Era nota e assai apprezzata, nell’ambiente, l’abilità  del Carboni nel procurarsi “licenze impossibili”. Nella prima metà  degli anni ‘80, a seguito dello scandalo P2 e la morte di Roberto Calvi, l’attenzione degli inquirenti si concentrò per qualche tempo sulle spa attive in Sardegna nelle quali, accanto a Carboni, erano coinvolti a diverso titolo e più o meno palesemente i personaggi di spicco della banda della Magliana e i loro partners siciliani. Come é stato poi denunciato, però, le indagini non si estesero e non si colse allora (o non si volle cogliere) l’assurdità  insita nel voler credere che progetti imprenditoriali di tale portata fossero condotti nello stesso tempo, nello stesso luogo e su terreni di identica provenienza (per esempio a Porto Rotondo) da un’imprenditoria sedicente “sana” e da imprese mafiose senza che tra di loro sussistessero collusioni e complicità .

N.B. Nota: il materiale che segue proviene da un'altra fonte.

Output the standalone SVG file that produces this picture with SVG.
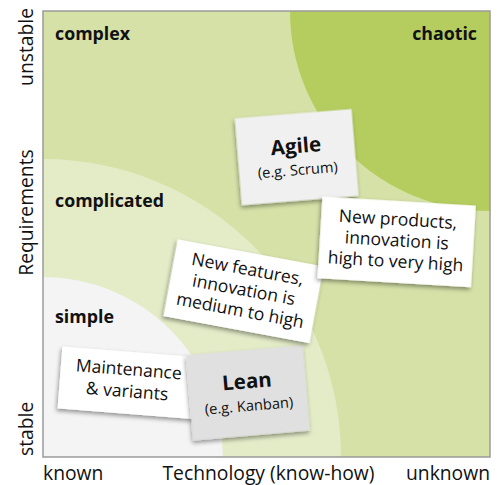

Come sappiamo il vecchio volto della p3 Flavio Carboni e il “nuovo” Pasquale Lombardi, sono in carcere dal 15 luglio scorso accusati di associazione a delinquere finalizzata alla violazione della legge Anselmi sulle società  segrete. Ebbene, ora il tribunale del Riesame ha annullato l’ordinanza di custodia cautelare nell’attesa che si ripronunci, nonostante i 2 siano ancora rinchiusi in cella. I loro difensori giudicano l’accusa insussistente e l’avvocato Renato Borzone, legale di Carboni, ha pure depositato documentazione medica per evidenziare l’aggravarsi delle condizioni di salute del suo assistito in carcere. Si punta sulla solita pietà  nei confronti di chi ha impegnato l’intera propria esistenza a fare affari sulla pelle degli onesti.